- _Task directions_: All lines in the records below from the line with "Clone this chart in matplotlib." through the line with "from matplotlib.lines import Line2D" are to be given again exactly, both ends included; the pictures are to be left out.

- _Data supplied_:
- - - - -
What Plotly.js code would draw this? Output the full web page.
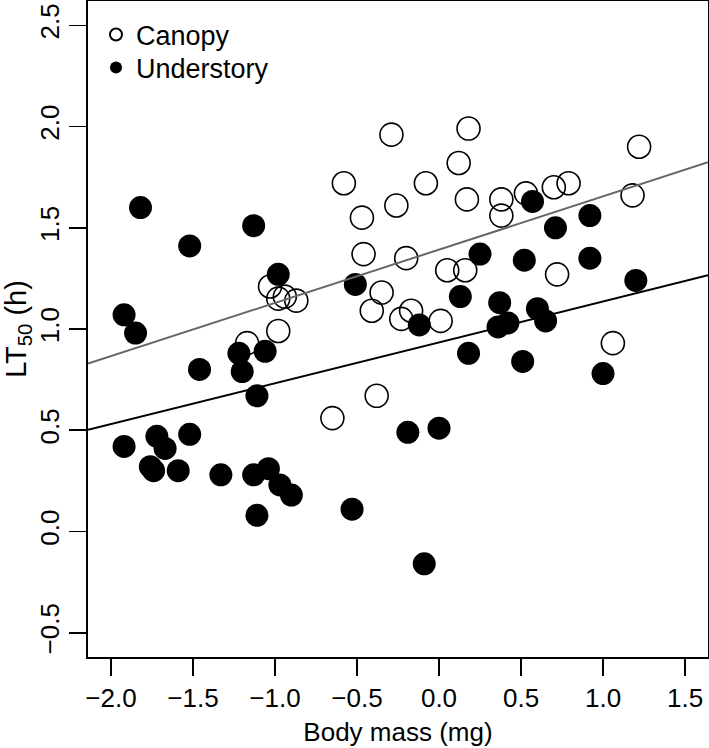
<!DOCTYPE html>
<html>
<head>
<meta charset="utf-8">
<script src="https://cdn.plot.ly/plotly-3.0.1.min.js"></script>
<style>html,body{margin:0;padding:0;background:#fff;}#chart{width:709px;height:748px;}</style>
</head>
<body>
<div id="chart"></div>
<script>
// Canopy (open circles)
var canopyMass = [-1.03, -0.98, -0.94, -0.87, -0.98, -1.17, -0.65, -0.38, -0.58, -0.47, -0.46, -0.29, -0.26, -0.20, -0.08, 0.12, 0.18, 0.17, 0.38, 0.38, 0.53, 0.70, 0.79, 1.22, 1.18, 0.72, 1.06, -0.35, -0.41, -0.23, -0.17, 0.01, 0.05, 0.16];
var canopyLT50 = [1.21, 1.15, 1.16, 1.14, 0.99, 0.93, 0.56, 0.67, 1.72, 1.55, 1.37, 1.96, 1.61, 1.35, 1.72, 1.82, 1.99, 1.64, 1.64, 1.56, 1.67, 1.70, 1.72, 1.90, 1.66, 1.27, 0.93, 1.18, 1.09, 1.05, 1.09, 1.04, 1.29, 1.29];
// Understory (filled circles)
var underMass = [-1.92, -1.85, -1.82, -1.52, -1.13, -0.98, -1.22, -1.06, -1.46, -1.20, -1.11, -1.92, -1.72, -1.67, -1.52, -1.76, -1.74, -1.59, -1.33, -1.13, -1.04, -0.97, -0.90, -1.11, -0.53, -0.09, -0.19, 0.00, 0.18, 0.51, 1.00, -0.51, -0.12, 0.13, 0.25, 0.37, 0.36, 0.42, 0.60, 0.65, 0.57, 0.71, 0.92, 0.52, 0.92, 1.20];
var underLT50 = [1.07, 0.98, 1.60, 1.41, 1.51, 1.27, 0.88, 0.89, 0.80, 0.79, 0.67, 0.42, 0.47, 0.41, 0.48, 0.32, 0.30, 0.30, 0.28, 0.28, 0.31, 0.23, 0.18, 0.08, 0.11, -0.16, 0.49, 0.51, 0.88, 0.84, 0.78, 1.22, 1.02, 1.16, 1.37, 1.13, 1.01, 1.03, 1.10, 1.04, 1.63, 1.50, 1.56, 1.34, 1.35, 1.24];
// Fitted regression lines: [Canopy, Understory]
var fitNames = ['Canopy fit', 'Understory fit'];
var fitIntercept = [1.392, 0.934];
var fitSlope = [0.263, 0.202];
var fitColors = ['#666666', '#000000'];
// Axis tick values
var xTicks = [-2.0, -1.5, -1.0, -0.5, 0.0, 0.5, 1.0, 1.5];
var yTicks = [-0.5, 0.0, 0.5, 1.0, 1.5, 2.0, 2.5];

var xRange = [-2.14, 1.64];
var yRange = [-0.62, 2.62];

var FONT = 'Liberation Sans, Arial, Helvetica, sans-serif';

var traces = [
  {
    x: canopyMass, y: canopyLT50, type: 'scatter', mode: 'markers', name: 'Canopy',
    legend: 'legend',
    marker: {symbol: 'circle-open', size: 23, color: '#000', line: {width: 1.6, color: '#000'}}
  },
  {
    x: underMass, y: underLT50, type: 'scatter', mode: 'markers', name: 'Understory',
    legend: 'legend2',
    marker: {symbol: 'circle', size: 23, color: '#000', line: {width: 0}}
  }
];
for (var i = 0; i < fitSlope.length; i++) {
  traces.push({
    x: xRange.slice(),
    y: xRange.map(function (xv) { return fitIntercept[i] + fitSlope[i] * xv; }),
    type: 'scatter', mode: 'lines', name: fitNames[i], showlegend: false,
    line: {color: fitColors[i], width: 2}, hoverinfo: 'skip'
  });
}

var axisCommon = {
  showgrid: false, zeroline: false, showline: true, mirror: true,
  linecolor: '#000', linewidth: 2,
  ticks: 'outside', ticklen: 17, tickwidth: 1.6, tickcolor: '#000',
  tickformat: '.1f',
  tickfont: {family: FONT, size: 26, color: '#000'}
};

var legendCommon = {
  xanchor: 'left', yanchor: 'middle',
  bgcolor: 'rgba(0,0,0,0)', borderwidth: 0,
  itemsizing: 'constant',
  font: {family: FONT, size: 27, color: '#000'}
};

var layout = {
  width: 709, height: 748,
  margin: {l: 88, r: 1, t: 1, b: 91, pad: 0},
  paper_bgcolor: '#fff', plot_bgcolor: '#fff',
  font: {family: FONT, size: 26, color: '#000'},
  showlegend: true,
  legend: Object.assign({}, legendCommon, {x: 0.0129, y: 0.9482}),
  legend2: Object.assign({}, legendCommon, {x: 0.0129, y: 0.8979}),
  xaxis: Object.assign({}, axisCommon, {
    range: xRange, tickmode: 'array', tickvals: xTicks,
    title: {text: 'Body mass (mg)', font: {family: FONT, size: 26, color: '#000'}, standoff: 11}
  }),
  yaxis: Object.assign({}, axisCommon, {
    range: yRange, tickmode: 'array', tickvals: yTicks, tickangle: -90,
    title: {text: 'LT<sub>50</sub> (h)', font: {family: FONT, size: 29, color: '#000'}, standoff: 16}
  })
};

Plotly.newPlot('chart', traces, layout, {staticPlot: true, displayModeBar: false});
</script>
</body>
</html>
- - - - -
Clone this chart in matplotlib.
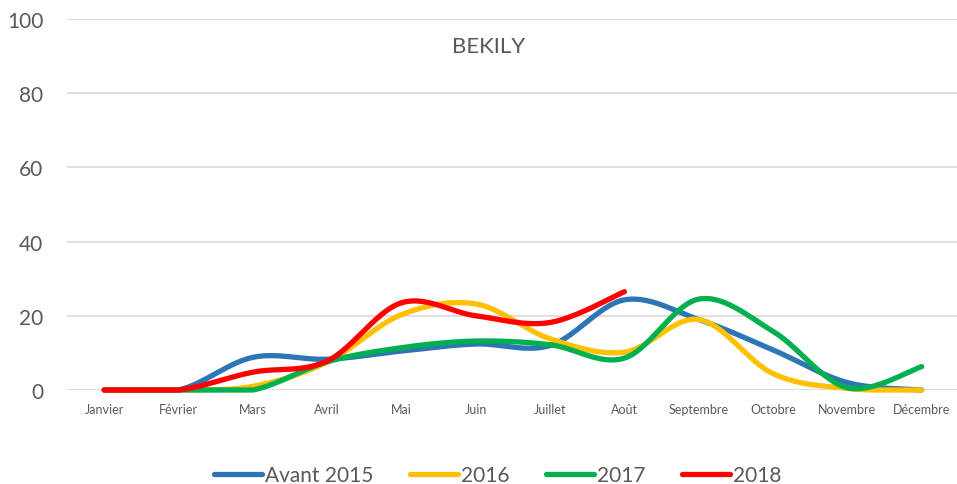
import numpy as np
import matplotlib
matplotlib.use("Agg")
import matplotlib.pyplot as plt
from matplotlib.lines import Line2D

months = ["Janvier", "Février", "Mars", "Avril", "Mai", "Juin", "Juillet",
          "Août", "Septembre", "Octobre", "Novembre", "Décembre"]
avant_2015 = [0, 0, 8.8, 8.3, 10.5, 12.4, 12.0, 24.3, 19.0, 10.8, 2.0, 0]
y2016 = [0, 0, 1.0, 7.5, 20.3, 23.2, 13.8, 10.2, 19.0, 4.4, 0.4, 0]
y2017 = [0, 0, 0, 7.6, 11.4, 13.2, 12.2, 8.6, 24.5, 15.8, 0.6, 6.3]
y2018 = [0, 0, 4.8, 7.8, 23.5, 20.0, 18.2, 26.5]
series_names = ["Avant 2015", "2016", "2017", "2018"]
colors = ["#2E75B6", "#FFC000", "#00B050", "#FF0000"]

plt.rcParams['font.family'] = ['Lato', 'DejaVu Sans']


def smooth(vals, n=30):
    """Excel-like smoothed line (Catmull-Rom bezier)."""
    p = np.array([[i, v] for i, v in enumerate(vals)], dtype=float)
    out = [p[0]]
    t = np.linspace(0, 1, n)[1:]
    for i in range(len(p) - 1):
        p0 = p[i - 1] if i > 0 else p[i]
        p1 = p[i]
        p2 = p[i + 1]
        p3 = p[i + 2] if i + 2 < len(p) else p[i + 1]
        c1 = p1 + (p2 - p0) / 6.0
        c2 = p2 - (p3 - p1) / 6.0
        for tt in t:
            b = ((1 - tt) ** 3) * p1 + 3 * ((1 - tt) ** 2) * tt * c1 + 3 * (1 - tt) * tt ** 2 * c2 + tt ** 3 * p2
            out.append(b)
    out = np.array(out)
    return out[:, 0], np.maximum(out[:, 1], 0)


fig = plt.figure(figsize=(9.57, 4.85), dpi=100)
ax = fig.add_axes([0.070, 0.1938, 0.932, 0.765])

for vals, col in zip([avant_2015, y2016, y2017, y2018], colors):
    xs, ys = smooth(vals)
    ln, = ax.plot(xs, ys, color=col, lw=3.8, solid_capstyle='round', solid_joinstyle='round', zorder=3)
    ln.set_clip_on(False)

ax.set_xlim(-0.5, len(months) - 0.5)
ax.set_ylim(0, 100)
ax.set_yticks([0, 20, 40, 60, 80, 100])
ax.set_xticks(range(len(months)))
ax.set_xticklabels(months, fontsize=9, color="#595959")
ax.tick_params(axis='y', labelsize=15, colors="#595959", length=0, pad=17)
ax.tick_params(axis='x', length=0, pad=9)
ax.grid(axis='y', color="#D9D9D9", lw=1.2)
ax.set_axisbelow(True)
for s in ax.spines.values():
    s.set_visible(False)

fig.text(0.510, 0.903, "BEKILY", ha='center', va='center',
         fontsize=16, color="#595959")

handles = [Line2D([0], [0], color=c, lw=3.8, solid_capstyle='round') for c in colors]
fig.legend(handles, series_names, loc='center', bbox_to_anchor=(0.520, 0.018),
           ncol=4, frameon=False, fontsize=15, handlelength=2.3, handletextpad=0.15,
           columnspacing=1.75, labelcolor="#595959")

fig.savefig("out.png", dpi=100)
- - - - -
- _Correct output_:
Clone this chart in matplotlib.
import numpy as np
import matplotlib
matplotlib.use("Agg")
import matplotlib.pyplot as plt
from matplotlib.lines import Line2D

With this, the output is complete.